TRACY BYRNES: They did (consider opening a plant in Tennessee) but their sister brand, Volkswagen, is in Mexico already so I understand that the economies of scale are there for them. The part that bothered me though is the Chairman of Audi came out and said that they had competitive cost structures in Mexico and existing free trade agreements and that was part of the decision making process. We should have that. How come we don't have that here in the United States? How come he's not saying that the United States has that and I could build here? That part bothered me.
WAYNE ROGERS: Well, you've got to come back to the cost again. It's not a question of whether it's good, bad, morally good or bad. It's a cost item and those guys are looking at the bottom line and they're willing to stand in the face of a murder rate that is one of the greatest in the world, John mentioned the security problem, and they're willing to take that on because of the cost. They'll get a substantially lower cost for that automobile and you know we had a law here and John I would defer to him about this, because he would know about this on the Texas border. You had a tax break by establishing a factory just over the border and you could get a tax break doing that and still get the advantage of the low-cost labor.
ELIMINATING CERTAIN MORTGAGE DEDUCTIONS: GOOD OR BAD FOR HOUSING AND ECONOMY?
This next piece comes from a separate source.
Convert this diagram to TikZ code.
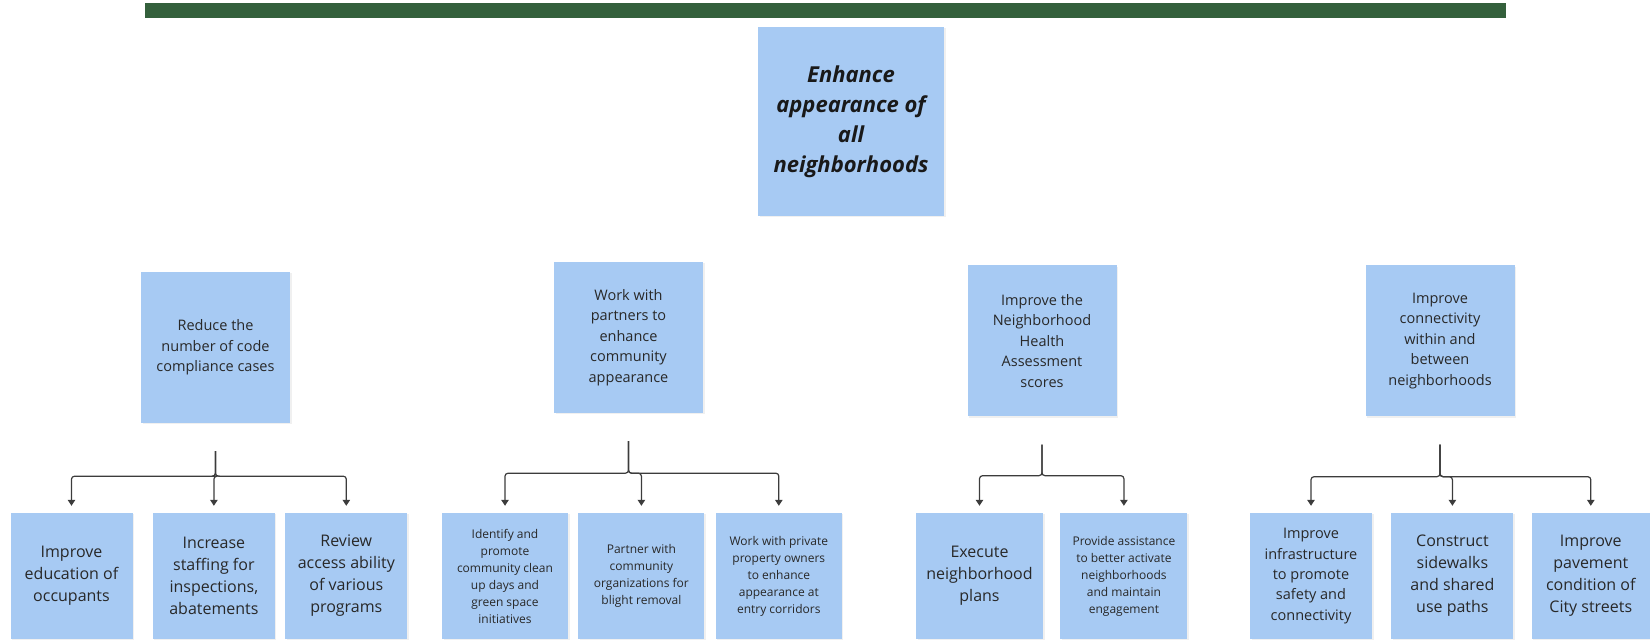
\documentclass[tikz,border=0pt]{standalone}
\usepackage{fontspec}
\setmainfont{Open Sans}
\usepackage{tikz}
\usetikzlibrary{shapes,arrows.meta,positioning,shadows}
\definecolor{boxblue}{RGB}{167, 202, 243}
\definecolor{bargreen}{RGB}{52, 96, 60}
\definecolor{textdark}{RGB}{40, 40, 40}
\definecolor{linegray}{RGB}{60, 60, 60}
\tikzstyle{card} = [rectangle, fill=boxblue, text=textdark, align=center, inner sep=0pt, drop shadow={opacity=0.12, shadow xshift=1.5pt, shadow yshift=-1.5pt}]
\tikzstyle{goal} = [card, minimum width=186pt, minimum height=189pt, text=black!90, font=\bfseries\itshape\fontsize{22}{30}\selectfont]
\tikzstyle{objective} = [card, minimum width=149pt, minimum height=151pt, font=\fontsize{14.5}{20.5}\selectfont]
\tikzstyle{action} = [card, minimum width=122pt, minimum height=126pt]
\tikzstyle{bigtxt} = [font=\fontsize{16}{22}\selectfont]
\tikzstyle{midtxt} = [font=\fontsize{14.5}{20.3}\selectfont]
\tikzstyle{smalltxt} = [font=\fontsize{12}{17}\selectfont]
\tikzstyle{link} = [draw=linegray, line width=1.2pt, rounded corners=3pt, -{Triangle[width=7.5pt,length=6pt]}]

\begin{document}
\begin{tikzpicture}[x=1pt, y=1pt]
\useasboundingbox (0,0) rectangle (1650,642);

% header bar =============================
\fill[bargreen] (145,624) rectangle (1506,639);

% goal and objectives ====================
\node[goal] (goal) at (851,520.5) {Enhance\\appearance of\\all\\neighborhoods};

\node[objective] (code) at (215.5,294.5) {Reduce the\\number of code\\compliance cases};
\node[objective] (partners) at (628.5,304.5) {Work with\\partners to\\enhance\\community\\appearance};
\node[objective] (health) at (1042,301) {Improve the\\Neighborhood\\Health\\Assessment\\scores};
\node[objective] (connect) at (1440,301) {Improve\\connectivity\\within and\\between\\neighborhoods};

% actions ================================
\node[action, bigtxt] (educ) at (71.5,66) {Improve\\education of\\occupants};
\node[action, bigtxt, right=20pt of educ] (staff) {Increase\\staffing for\\inspections,\\abatements};
\node[action, bigtxt, right=10pt of staff] (review) {Review\\access ability\\of various\\programs};

\node[action, smalltxt, minimum width=126pt] (cleanup) at (505,66) {Identify and\\promote\\community clean\\up days and\\green space\\initiatives};
\node[action, smalltxt, minimum width=126pt, right=10pt of cleanup] (blight) {Partner with\\community\\organizations for\\blight removal};
\node[action, smalltxt, minimum width=126pt, right=11pt of blight] (owners) {Work with private\\property owners\\to enhance\\appearance at\\entry corridors};

\node[action, bigtxt, minimum width=127pt] (plans) at (979.5,66) {Execute\\neighborhood\\plans};
\node[action, smalltxt, minimum width=127pt, right=17pt of plans] (assist) {Provide assistance\\to better activate\\neighborhoods\\and maintain\\engagement};

\node[action, midtxt] (infra) at (1311,66) {Improve\\infrastructure\\to promote\\safety and\\connectivity};
\node[action, bigtxt, right=19pt of infra] (walks) {Construct\\sidewalks\\and shared\\use paths};
\node[action, bigtxt, minimum width=118pt, right=18pt of walks] (pave) {Improve\\pavement\\condition of\\City streets};

% stems below objectives
\coordinate[below=28pt of code] (scode);
\coordinate[below=28pt of partners] (spartners);
\coordinate[below=28pt of health] (shealth);
\coordinate[below=28pt of connect] (sconnect);

% edges code compliance
\path[link] (scode) -- ++(0,-25pt) -| ([yshift=7pt]educ.north);
\path[link] (scode) -- ++(0,-25pt) -| ([yshift=7pt]staff.north);
\path[link] (scode) -- ++(0,-25pt) -| ([yshift=7pt]review.north);

% edges partners
\path[link] (spartners) -- ++(0,-32pt) -| ([yshift=7pt]cleanup.north);
\path[link] (spartners) -- ++(0,-32pt) -| ([yshift=7pt]blight.north);
\path[link] (spartners) -- ++(0,-32pt) -| ([yshift=7pt]owners.north);

% edges health scores
\path[link] (shealth) -- ++(0,-31pt) -| ([yshift=7pt]plans.north);
\path[link] (shealth) -- ++(0,-31pt) -| ([yshift=7pt]assist.north);

% edges connectivity
\path[link] (sconnect) -- ++(0,-32pt) -| ([yshift=7pt]infra.north);
\path[link] (sconnect) -- ++(0,-32pt) -| ([yshift=7pt]walks.north);
\path[link] (sconnect) -- ++(0,-32pt) -| ([yshift=7pt]pave.north);

\end{tikzpicture}
\end{document}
DAVID MERCER: Well it's good to see Romney coming out with a plan, rather than telling those facing foreclosure that the market bottomed-out, but with that said, I think it is good. Second homebuyers are paying with cash. They're not affected necessarily by the deductions and I don't think it will affect the market. To do so on your average buyer, I think would be troublesome and until the market steadies out, I think we need those mortgage deductions for the middle class, but for the wealthy that are paying cash I think it's fine.
WAYNE ROGERS: You couldn't be more wrong. Of course it's going to hurt the housing market. Anything you do like that is going to hurt the housing market. You're making a statement because you're saying rich people buy a second home. Maybe there are some poor people who want a second home too pal.
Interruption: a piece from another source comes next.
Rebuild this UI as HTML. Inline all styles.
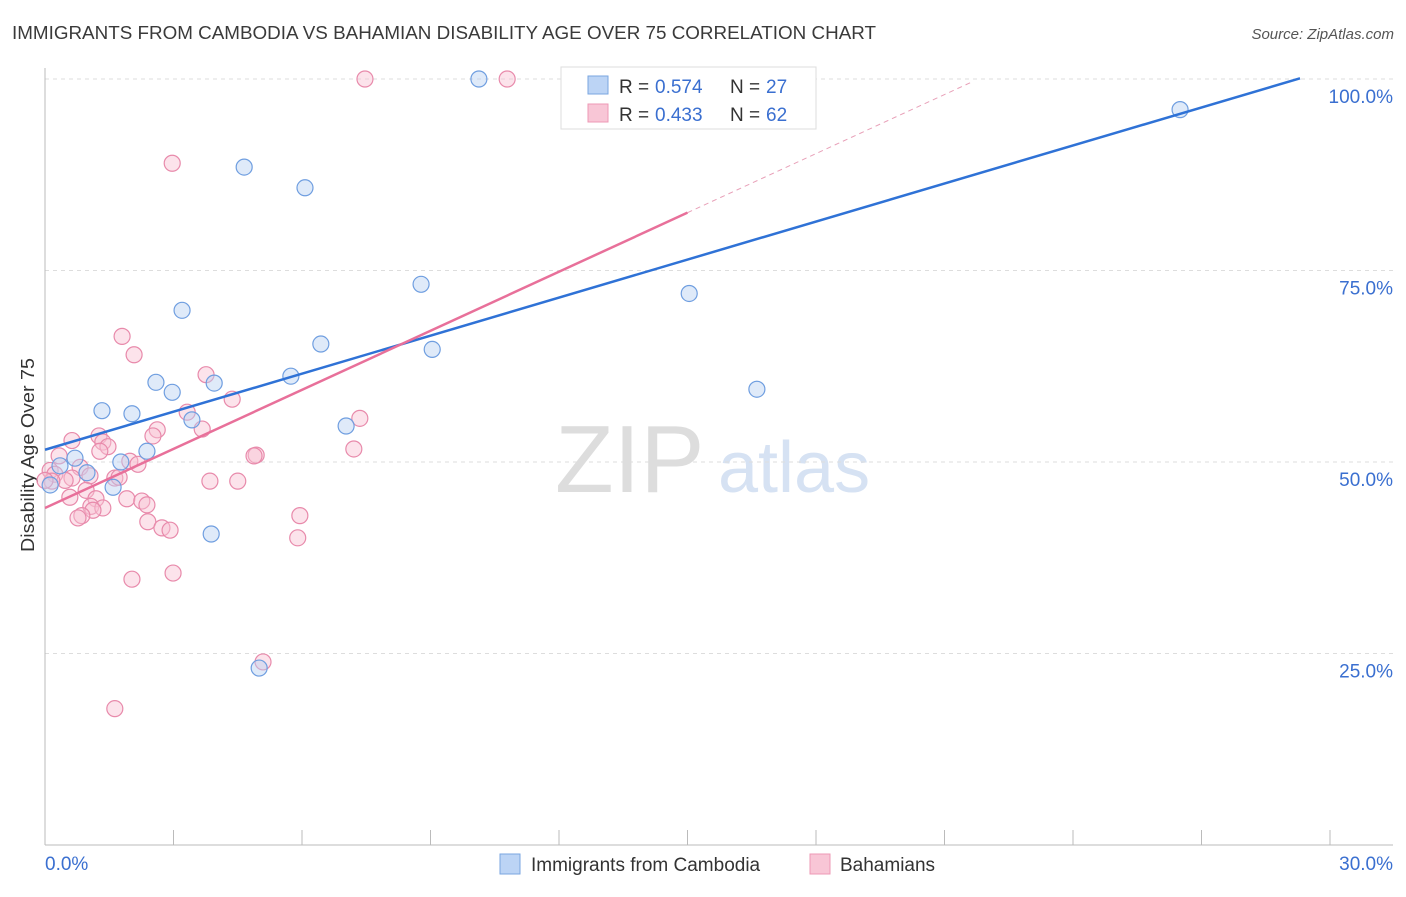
<!DOCTYPE html>
<html><head><meta charset="utf-8"><style>
body{margin:0;background:#fff;font-family:"Liberation Sans",sans-serif;}
svg text{font-family:"Liberation Sans",sans-serif;}
</style></head><body>
<svg id="c" width="1406" height="892" xmlns="http://www.w3.org/2000/svg">
<text x="12" y="39" font-size="18" fill="#3a3a3a" textLength="864" lengthAdjust="spacingAndGlyphs">IMMIGRANTS FROM CAMBODIA VS BAHAMIAN DISABILITY AGE OVER 75 CORRELATION CHART</text>
<text x="1394" y="39" font-size="15" fill="#555" text-anchor="end" font-style="italic">Source: ZipAtlas.com</text>
<text x="34" y="455" font-size="18" fill="#333" text-anchor="middle" textLength="194" lengthAdjust="spacingAndGlyphs" transform="rotate(-90 34 455)">Disability Age Over 75</text>
<text x="555" y="492" font-size="96" fill="#ddd" font-family="Liberation Serif">ZIP</text>
<text x="718" y="492" font-size="72" fill="#d6e2f3">atlas</text>
<g id="grid"></g><g id="pts"></g><g id="lines"></g>
<g>
<rect x="561" y="67" width="255" height="62" fill="#fff" stroke="#ddd"/>
<rect x="588" y="76" width="20" height="18" fill="#bcd4f5" stroke="#7aa6e0"/>
<rect x="588" y="104" width="20" height="18" fill="#f8c6d6" stroke="#ee98b5"/>
<text x="619" y="93" font-size="19" fill="#333">R =</text><text x="655" y="93" font-size="19" fill="#3a6fd0">0.574</text>
<text x="730" y="93" font-size="19" fill="#333">N =</text><text x="766" y="93" font-size="19" fill="#3a6fd0">27</text>
<text x="619" y="121" font-size="19" fill="#333">R =</text><text x="655" y="121" font-size="19" fill="#3a6fd0">0.433</text>
<text x="730" y="121" font-size="19" fill="#333">N =</text><text x="766" y="121" font-size="19" fill="#3a6fd0">62</text>
</g>
<g>
<rect x="500" y="854" width="20" height="20" fill="#bcd4f5" stroke="#7aa6e0"/>
<text x="531" y="871" font-size="19" fill="#333">Immigrants from Cambodia</text>
<rect x="810" y="854" width="20" height="20" fill="#f8c6d6" stroke="#ee98b5"/>
<text x="840" y="871" font-size="19" fill="#333">Bahamians</text>
</g>
</svg>
<script>
const yTicks=[25,50,75,100];
const yTickLabels=["25.0%","50.0%","75.0%","100.0%"];
const xLabels=["0.0%","30.0%"];
const blueX=[10.13,26.5,4.65,6.07,8.78,15.04,3.2,6.44,9.04,16.62,5.74,2.59,3.95,2.97,1.33,2.03,3.43,7.03,2.38,0.7,1.77,0.35,0.98,1.59,0.12,3.88,5.0];
const blueY=[100,96,88.5,85.8,73.2,72,69.8,65.4,64.7,59.5,61.2,60.4,60.3,59.1,56.7,56.3,55.5,54.7,51.4,50.5,50,49.5,48.6,46.7,47,40.6,23.1];
const pinkX=[7.47,10.79,2.97,1.8,2.08,3.76,4.37,3.32,7.35,3.67,2.62,2.52,1.26,0.63,1.35,1.47,1.28,7.21,4.93,4.88,0.33,1.98,2.17,0.82,0.12,0.23,1.05,1.63,0.63,0.47,0.16,0,1.73,3.85,4.5,0.96,0.58,1.19,1.91,2.26,2.38,1.07,1.35,1.12,5.95,0.86,0.77,2.4,2.73,2.92,5.9,2.99,2.03,5.09,1.63];
const pinkY=[100,100,89,66.4,64,61.4,58.2,56.5,55.7,54.3,54.2,53.4,53.4,52.8,52.6,52,51.4,51.7,50.9,50.8,50.8,50.1,49.7,49.3,48.9,48.4,48.2,47.9,47.9,47.6,47.5,47.6,48,47.5,47.5,46.3,45.4,45.2,45.2,44.9,44.4,44.2,44,43.7,43,43,42.7,42.2,41.4,41.1,40.1,35.5,34.7,23.9,17.8];
const blueFit=[51.6,1.655,0,29.3];
const pinkFit=[44,2.57,0,15,21.6];
const NS='http://www.w3.org/2000/svg';
const X=v=>45+v/30*1285, Y=v=>845-v*7.66;
function mk(t,a,p){const e=document.createElementNS(NS,t);for(const k in a)e.setAttribute(k,a[k]);p.appendChild(e);return e;}
const g=document.getElementById('grid');
yTicks.forEach((t,i)=>{
 const l=mk('line',{x1:45,x2:1393,y1:Y(t),y2:Y(t),stroke:'#ddd','stroke-dasharray':'4 4'},g);
 
 
 const tx=mk('text',{x:1393,y:Y(t)+24,'font-size':19,fill:'#3a6fd0','text-anchor':'end'},g);tx.textContent=yTickLabels[i];
 
 
});
mk('line',{x1:45,x2:45,y1:68,y2:845,stroke:'#bbb'},g);
mk('line',{x1:45,x2:1393,y1:845,y2:845,stroke:'#bbb'},g);
for(let i=1;i<=10;i++){mk('line',{x1:X(i*3),x2:X(i*3),y1:830,y2:845,stroke:'#bbb'},g);}
[[0,'start',45],[30,'end',1393]].forEach((a,i)=>{const t=mk('text',{x:a[2],y:870,'font-size':19,fill:'#3a6fd0','text-anchor':a[1]},g);t.textContent=xLabels[i];
 
 });
const p=document.getElementById('pts');
function dots(xs,ys,f,s,n){xs.forEach((x,i)=>{const c=mk('circle',{cx:X(x),cy:Y(ys[i]),r:8,fill:f,'fill-opacity':0.45,stroke:s,'stroke-width':1.2},p);
 
 });}
dots(pinkX,pinkY,'#f8c0d2','#e88aab','bahamians-point');
dots(blueX,blueY,'#b8d0f2','#6f9ee0','cambodia-point');
const L=document.getElementById('lines');
let b=mk('line',{x1:X(blueFit[2]),y1:Y(blueFit[0]+blueFit[1]*blueFit[2]),x2:X(blueFit[3]),y2:Y(blueFit[0]+blueFit[1]*blueFit[3]),stroke:'#2f72d6','stroke-width':2.5},L);


let pk=mk('line',{x1:X(pinkFit[2]),y1:Y(pinkFit[0]),x2:X(pinkFit[3]),y2:Y(pinkFit[0]+pinkFit[1]*pinkFit[3]),stroke:'#e8709a','stroke-width':2.5},L);


let pd=mk('line',{x1:X(pinkFit[3]),y1:Y(pinkFit[0]+pinkFit[1]*pinkFit[3]),x2:X(pinkFit[4]),y2:Y(pinkFit[0]+pinkFit[1]*pinkFit[4]),stroke:'#e8a0b8','stroke-width':1,'stroke-dasharray':'5 4'},L);


</script>
</body></html>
TRACY BYRNES: If you're going to take it away on second homes, take it all away Cheryl. Flat-tax this thing already, because it's on the rich again. We pick and choose. One third of people who actually qualify for a mortgage interest reduction actually take it, because the rest of them take the standard deduction anyway. I'm not sure that it will hurt the housing market, but it will hurt the morale of those out there.
JOHN LAYFIELD: It doesn't matter. Interest rates could be at zero, you could have double the mortgage-rate deduction and people can't afford to buy homes right now in this country. They can't afford to buy homes. Second homes are an investment. Why give a tax break for an investment?
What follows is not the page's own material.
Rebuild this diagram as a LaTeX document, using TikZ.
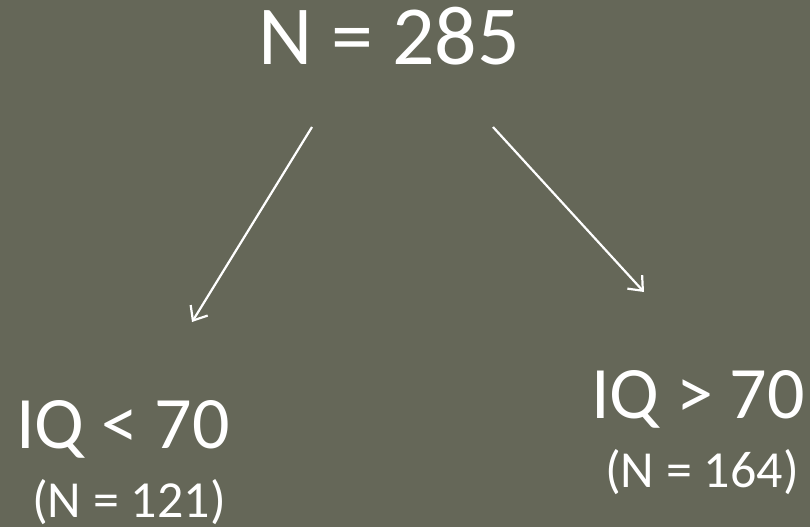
\documentclass[tikz,border=0pt]{standalone}
\usepackage{fontspec}
\setmainfont{Carlito}
\usetikzlibrary{arrows.meta}
\definecolor{bgolive}{RGB}{101,103,88}
\tikzset{
  lbl/.style={text=white, inner sep=0pt, anchor=base west},
  big/.style={lbl, font=\fontsize{84}{90}\selectfont},
  mid/.style={lbl, font=\fontsize{74}{80}\selectfont},
  small/.style={lbl, font=\fontsize{52}{56}\selectfont},
  link/.style={white, line width=2.2pt, -{Straight Barb[length=12pt, width=20pt, line width=2.2pt]}}
}
\begin{document}
\begin{tikzpicture}[x=1pt, y=-1pt]
  \fill[bgolive] (0,0) rectangle (810,527);
  \useasboundingbox (0,0) rectangle (810,527);
  \node[big] (root) at (258,64) {N = 285};
  \node[mid] (low) at (16,448) {IQ < 70};
  \node[small] (lown) at (32,517) {(N = 121)};
  \node[mid] (high) at (591,418) {IQ > 70};
  \node[small] (highn) at (605,487) {(N = 164)};
  \coordinate (ls) at (312,127);
  \coordinate (le) at (192,322);
  \coordinate (rs) at (493,127);
  \coordinate (re) at (644,292);
  \draw[link] (ls) -- (le);
  \draw[link] (rs) -- (re);
\end{tikzpicture}
\end{document}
JONATHAN HOENIG: Maybe I'm old fashioned Cheryl, but things like the constitution and equal treatment under the law kind of matter. So that means getting rid of, as Tracy pointed out, all deductions and stop treating people with two sets of rules. If it's good for the one percent, it's good for the 99 as well.
WHAT DO I NEED TO KNOW?
TRACY BYRNES: More women than men gunning for high-paying jobs.
JOHN LAYFIELD: Cheap natural gas makes Dow Chemical (DOW) a good play.
WAYNE ROGERS: Wells Fargo (WFC) provides stability in a shaky banking sector.
JONATHAN HOENIG: Dodd-Frank regulations will help Knight Capital (KCG) take bank profits.